- **What you are asked to do**: Go through the entries and transcribe each one exactly, dropping the pictures.

- **Stored data**:
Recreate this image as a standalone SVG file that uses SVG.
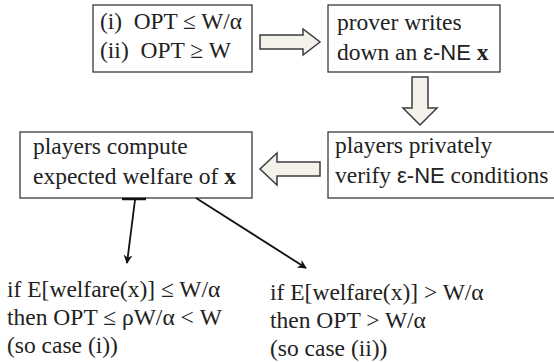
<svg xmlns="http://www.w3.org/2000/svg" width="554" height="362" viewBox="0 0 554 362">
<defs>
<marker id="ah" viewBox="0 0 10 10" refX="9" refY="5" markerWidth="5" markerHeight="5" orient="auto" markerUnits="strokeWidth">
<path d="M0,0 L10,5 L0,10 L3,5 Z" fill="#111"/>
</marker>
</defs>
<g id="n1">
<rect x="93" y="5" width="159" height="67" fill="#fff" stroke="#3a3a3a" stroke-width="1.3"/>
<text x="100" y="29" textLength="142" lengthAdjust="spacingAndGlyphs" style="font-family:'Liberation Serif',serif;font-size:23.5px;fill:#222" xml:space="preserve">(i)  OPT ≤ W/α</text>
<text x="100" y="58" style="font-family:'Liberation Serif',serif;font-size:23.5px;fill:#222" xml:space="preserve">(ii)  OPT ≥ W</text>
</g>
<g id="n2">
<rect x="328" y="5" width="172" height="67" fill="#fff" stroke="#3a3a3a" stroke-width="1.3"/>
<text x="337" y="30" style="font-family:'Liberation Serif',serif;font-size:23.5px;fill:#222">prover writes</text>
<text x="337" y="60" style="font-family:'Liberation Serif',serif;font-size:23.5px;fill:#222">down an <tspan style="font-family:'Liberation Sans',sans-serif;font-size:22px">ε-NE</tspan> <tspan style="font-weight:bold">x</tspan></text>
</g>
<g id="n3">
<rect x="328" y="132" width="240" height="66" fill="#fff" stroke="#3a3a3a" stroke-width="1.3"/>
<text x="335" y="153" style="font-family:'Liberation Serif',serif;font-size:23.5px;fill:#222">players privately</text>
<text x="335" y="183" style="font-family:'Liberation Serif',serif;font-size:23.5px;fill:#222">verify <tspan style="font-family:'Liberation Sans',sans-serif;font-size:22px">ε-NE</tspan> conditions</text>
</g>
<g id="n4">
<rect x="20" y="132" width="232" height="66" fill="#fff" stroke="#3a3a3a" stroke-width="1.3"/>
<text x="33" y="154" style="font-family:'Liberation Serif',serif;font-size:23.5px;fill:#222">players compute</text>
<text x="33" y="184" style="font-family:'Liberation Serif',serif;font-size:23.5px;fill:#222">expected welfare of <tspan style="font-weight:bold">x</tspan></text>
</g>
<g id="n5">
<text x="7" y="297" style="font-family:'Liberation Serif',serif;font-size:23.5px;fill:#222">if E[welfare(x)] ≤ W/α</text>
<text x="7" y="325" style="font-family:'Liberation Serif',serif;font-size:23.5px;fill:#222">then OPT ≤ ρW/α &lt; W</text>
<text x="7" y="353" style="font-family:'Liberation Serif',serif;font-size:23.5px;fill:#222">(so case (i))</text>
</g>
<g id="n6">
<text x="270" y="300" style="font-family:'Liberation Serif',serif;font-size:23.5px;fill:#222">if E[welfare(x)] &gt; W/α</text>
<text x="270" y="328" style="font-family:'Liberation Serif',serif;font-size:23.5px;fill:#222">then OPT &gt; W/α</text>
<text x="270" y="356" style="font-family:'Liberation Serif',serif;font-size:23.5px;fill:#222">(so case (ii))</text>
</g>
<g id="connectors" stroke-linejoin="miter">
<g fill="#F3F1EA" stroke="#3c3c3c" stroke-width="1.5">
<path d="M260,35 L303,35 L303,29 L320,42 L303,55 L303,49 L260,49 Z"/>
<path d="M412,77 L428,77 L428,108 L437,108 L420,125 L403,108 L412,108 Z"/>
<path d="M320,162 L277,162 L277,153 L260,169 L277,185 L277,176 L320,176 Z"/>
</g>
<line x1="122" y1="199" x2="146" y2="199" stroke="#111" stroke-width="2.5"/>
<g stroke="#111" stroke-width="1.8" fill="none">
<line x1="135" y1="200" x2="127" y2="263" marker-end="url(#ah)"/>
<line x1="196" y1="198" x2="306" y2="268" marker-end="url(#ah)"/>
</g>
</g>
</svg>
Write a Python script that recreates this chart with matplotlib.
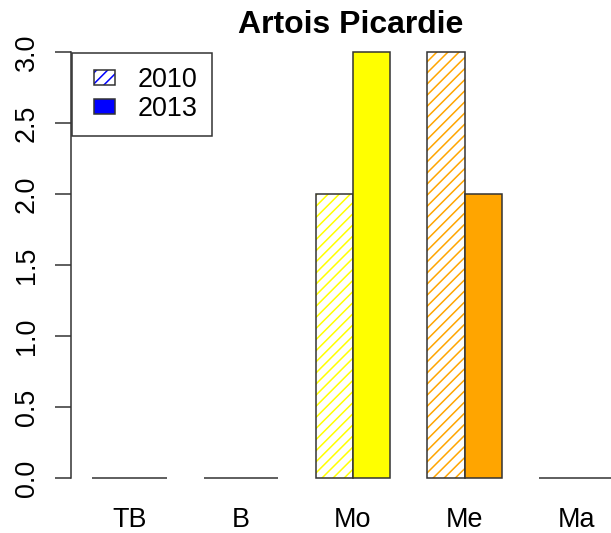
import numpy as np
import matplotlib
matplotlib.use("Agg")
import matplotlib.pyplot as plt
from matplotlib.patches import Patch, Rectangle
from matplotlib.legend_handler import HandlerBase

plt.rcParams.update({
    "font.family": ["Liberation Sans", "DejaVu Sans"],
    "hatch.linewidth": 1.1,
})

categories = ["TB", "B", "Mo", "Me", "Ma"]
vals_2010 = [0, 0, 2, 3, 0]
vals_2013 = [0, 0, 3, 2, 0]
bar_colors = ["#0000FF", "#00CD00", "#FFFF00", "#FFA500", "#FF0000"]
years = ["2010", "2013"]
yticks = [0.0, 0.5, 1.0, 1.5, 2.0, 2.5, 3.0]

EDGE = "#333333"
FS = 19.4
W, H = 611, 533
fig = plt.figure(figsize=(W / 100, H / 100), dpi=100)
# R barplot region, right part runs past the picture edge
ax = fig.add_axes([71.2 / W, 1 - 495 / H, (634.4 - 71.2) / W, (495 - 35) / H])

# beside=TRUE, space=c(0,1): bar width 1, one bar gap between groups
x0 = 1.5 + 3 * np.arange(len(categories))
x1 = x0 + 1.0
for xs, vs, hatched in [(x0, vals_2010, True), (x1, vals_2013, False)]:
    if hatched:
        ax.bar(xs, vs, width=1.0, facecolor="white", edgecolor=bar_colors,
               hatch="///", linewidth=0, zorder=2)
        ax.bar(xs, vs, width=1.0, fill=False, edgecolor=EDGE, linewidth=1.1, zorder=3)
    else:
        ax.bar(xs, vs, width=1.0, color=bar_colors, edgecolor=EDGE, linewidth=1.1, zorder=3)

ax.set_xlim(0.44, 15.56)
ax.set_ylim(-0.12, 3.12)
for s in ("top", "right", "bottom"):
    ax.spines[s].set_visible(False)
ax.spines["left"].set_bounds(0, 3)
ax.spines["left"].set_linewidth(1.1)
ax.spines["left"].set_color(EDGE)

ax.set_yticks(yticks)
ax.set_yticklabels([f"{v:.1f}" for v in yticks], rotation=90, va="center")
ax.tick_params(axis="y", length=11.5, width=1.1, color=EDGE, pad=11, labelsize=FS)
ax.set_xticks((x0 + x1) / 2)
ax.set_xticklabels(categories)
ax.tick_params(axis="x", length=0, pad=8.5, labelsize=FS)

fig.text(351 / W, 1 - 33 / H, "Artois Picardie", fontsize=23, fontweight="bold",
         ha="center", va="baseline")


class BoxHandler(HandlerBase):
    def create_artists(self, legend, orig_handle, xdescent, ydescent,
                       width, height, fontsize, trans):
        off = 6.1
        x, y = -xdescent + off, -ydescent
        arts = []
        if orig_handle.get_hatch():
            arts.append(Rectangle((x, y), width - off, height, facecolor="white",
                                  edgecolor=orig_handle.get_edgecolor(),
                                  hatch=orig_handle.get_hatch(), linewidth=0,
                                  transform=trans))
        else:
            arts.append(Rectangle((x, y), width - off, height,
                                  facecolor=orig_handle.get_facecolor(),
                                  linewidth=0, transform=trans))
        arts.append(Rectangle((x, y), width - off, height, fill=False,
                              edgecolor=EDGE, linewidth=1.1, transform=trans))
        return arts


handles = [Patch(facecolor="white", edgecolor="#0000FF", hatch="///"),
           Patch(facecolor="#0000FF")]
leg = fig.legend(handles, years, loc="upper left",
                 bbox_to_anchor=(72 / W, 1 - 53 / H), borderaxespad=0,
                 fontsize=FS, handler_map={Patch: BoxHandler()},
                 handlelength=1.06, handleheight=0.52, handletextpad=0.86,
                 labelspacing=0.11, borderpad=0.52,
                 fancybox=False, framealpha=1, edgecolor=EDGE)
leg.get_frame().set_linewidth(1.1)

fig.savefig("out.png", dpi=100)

- **Output for this exercise**:
Recreate this image as a standalone SVG file that uses SVG.
<svg xmlns="http://www.w3.org/2000/svg" width="554" height="362" viewBox="0 0 554 362">
<defs>
<marker id="ah" viewBox="0 0 10 10" refX="9" refY="5" markerWidth="5" markerHeight="5" orient="auto" markerUnits="strokeWidth">
<path d="M0,0 L10,5 L0,10 L3,5 Z" fill="#111"/>
</marker>
</defs>
<g id="n1">
<rect x="93" y="5" width="159" height="67" fill="#fff" stroke="#3a3a3a" stroke-width="1.3"/>
<text x="100" y="29" textLength="142" lengthAdjust="spacingAndGlyphs" style="font-family:'Liberation Serif',serif;font-size:23.5px;fill:#222" xml:space="preserve">(i)  OPT ≤ W/α</text>
<text x="100" y="58" style="font-family:'Liberation Serif',serif;font-size:23.5px;fill:#222" xml:space="preserve">(ii)  OPT ≥ W</text>
</g>
<g id="n2">
<rect x="328" y="5" width="172" height="67" fill="#fff" stroke="#3a3a3a" stroke-width="1.3"/>
<text x="337" y="30" style="font-family:'Liberation Serif',serif;font-size:23.5px;fill:#222">prover writes</text>
<text x="337" y="60" style="font-family:'Liberation Serif',serif;font-size:23.5px;fill:#222">down an <tspan style="font-family:'Liberation Sans',sans-serif;font-size:22px">ε-NE</tspan> <tspan style="font-weight:bold">x</tspan></text>
</g>
<g id="n3">
<rect x="328" y="132" width="240" height="66" fill="#fff" stroke="#3a3a3a" stroke-width="1.3"/>
<text x="335" y="153" style="font-family:'Liberation Serif',serif;font-size:23.5px;fill:#222">players privately</text>
<text x="335" y="183" style="font-family:'Liberation Serif',serif;font-size:23.5px;fill:#222">verify <tspan style="font-family:'Liberation Sans',sans-serif;font-size:22px">ε-NE</tspan> conditions</text>
</g>
<g id="n4">
<rect x="20" y="132" width="232" height="66" fill="#fff" stroke="#3a3a3a" stroke-width="1.3"/>
<text x="33" y="154" style="font-family:'Liberation Serif',serif;font-size:23.5px;fill:#222">players compute</text>
<text x="33" y="184" style="font-family:'Liberation Serif',serif;font-size:23.5px;fill:#222">expected welfare of <tspan style="font-weight:bold">x</tspan></text>
</g>
<g id="n5">
<text x="7" y="297" style="font-family:'Liberation Serif',serif;font-size:23.5px;fill:#222">if E[welfare(x)] ≤ W/α</text>
<text x="7" y="325" style="font-family:'Liberation Serif',serif;font-size:23.5px;fill:#222">then OPT ≤ ρW/α &lt; W</text>
<text x="7" y="353" style="font-family:'Liberation Serif',serif;font-size:23.5px;fill:#222">(so case (i))</text>
</g>
<g id="n6">
<text x="270" y="300" style="font-family:'Liberation Serif',serif;font-size:23.5px;fill:#222">if E[welfare(x)] &gt; W/α</text>
<text x="270" y="328" style="font-family:'Liberation Serif',serif;font-size:23.5px;fill:#222">then OPT &gt; W/α</text>
<text x="270" y="356" style="font-family:'Liberation Serif',serif;font-size:23.5px;fill:#222">(so case (ii))</text>
</g>
<g id="connectors" stroke-linejoin="miter">
<g fill="#F3F1EA" stroke="#3c3c3c" stroke-width="1.5">
<path d="M260,35 L303,35 L303,29 L320,42 L303,55 L303,49 L260,49 Z"/>
<path d="M412,77 L428,77 L428,108 L437,108 L420,125 L403,108 L412,108 Z"/>
<path d="M320,162 L277,162 L277,153 L260,169 L277,185 L277,176 L320,176 Z"/>
</g>
<line x1="122" y1="199" x2="146" y2="199" stroke="#111" stroke-width="2.5"/>
<g stroke="#111" stroke-width="1.8" fill="none">
<line x1="135" y1="200" x2="127" y2="263" marker-end="url(#ah)"/>
<line x1="196" y1="198" x2="306" y2="268" marker-end="url(#ah)"/>
</g>
</g>
</svg>
Write a Python script that recreates this chart with matplotlib.
import numpy as np
import matplotlib
matplotlib.use("Agg")
import matplotlib.pyplot as plt
from matplotlib.patches import Patch, Rectangle
from matplotlib.legend_handler import HandlerBase

plt.rcParams.update({
    "font.family": ["Liberation Sans", "DejaVu Sans"],
    "hatch.linewidth": 1.1,
})

categories = ["TB", "B", "Mo", "Me", "Ma"]
vals_2010 = [0, 0, 2, 3, 0]
vals_2013 = [0, 0, 3, 2, 0]
bar_colors = ["#0000FF", "#00CD00", "#FFFF00", "#FFA500", "#FF0000"]
years = ["2010", "2013"]
yticks = [0.0, 0.5, 1.0, 1.5, 2.0, 2.5, 3.0]

EDGE = "#333333"
FS = 19.4
W, H = 611, 533
fig = plt.figure(figsize=(W / 100, H / 100), dpi=100)
# R barplot region, right part runs past the picture edge
ax = fig.add_axes([71.2 / W, 1 - 495 / H, (634.4 - 71.2) / W, (495 - 35) / H])

# beside=TRUE, space=c(0,1): bar width 1, one bar gap between groups
x0 = 1.5 + 3 * np.arange(len(categories))
x1 = x0 + 1.0
for xs, vs, hatched in [(x0, vals_2010, True), (x1, vals_2013, False)]:
    if hatched:
        ax.bar(xs, vs, width=1.0, facecolor="white", edgecolor=bar_colors,
               hatch="///", linewidth=0, zorder=2)
        ax.bar(xs, vs, width=1.0, fill=False, edgecolor=EDGE, linewidth=1.1, zorder=3)
    else:
        ax.bar(xs, vs, width=1.0, color=bar_colors, edgecolor=EDGE, linewidth=1.1, zorder=3)

ax.set_xlim(0.44, 15.56)
ax.set_ylim(-0.12, 3.12)
for s in ("top", "right", "bottom"):
    ax.spines[s].set_visible(False)
ax.spines["left"].set_bounds(0, 3)
ax.spines["left"].set_linewidth(1.1)
ax.spines["left"].set_color(EDGE)

ax.set_yticks(yticks)
ax.set_yticklabels([f"{v:.1f}" for v in yticks], rotation=90, va="center")
ax.tick_params(axis="y", length=11.5, width=1.1, color=EDGE, pad=11, labelsize=FS)
ax.set_xticks((x0 + x1) / 2)
ax.set_xticklabels(categories)
ax.tick_params(axis="x", length=0, pad=8.5, labelsize=FS)

fig.text(351 / W, 1 - 33 / H, "Artois Picardie", fontsize=23, fontweight="bold",
         ha="center", va="baseline")


class BoxHandler(HandlerBase):
    def create_artists(self, legend, orig_handle, xdescent, ydescent,
                       width, height, fontsize, trans):
        off = 6.1
        x, y = -xdescent + off, -ydescent
        arts = []
        if orig_handle.get_hatch():
            arts.append(Rectangle((x, y), width - off, height, facecolor="white",
                                  edgecolor=orig_handle.get_edgecolor(),
                                  hatch=orig_handle.get_hatch(), linewidth=0,
                                  transform=trans))
        else:
            arts.append(Rectangle((x, y), width - off, height,
                                  facecolor=orig_handle.get_facecolor(),
                                  linewidth=0, transform=trans))
        arts.append(Rectangle((x, y), width - off, height, fill=False,
                              edgecolor=EDGE, linewidth=1.1, transform=trans))
        return arts


handles = [Patch(facecolor="white", edgecolor="#0000FF", hatch="///"),
           Patch(facecolor="#0000FF")]
leg = fig.legend(handles, years, loc="upper left",
                 bbox_to_anchor=(72 / W, 1 - 53 / H), borderaxespad=0,
                 fontsize=FS, handler_map={Patch: BoxHandler()},
                 handlelength=1.06, handleheight=0.52, handletextpad=0.86,
                 labelspacing=0.11, borderpad=0.52,
                 fancybox=False, framealpha=1, edgecolor=EDGE)
leg.get_frame().set_linewidth(1.1)

fig.savefig("out.png", dpi=100)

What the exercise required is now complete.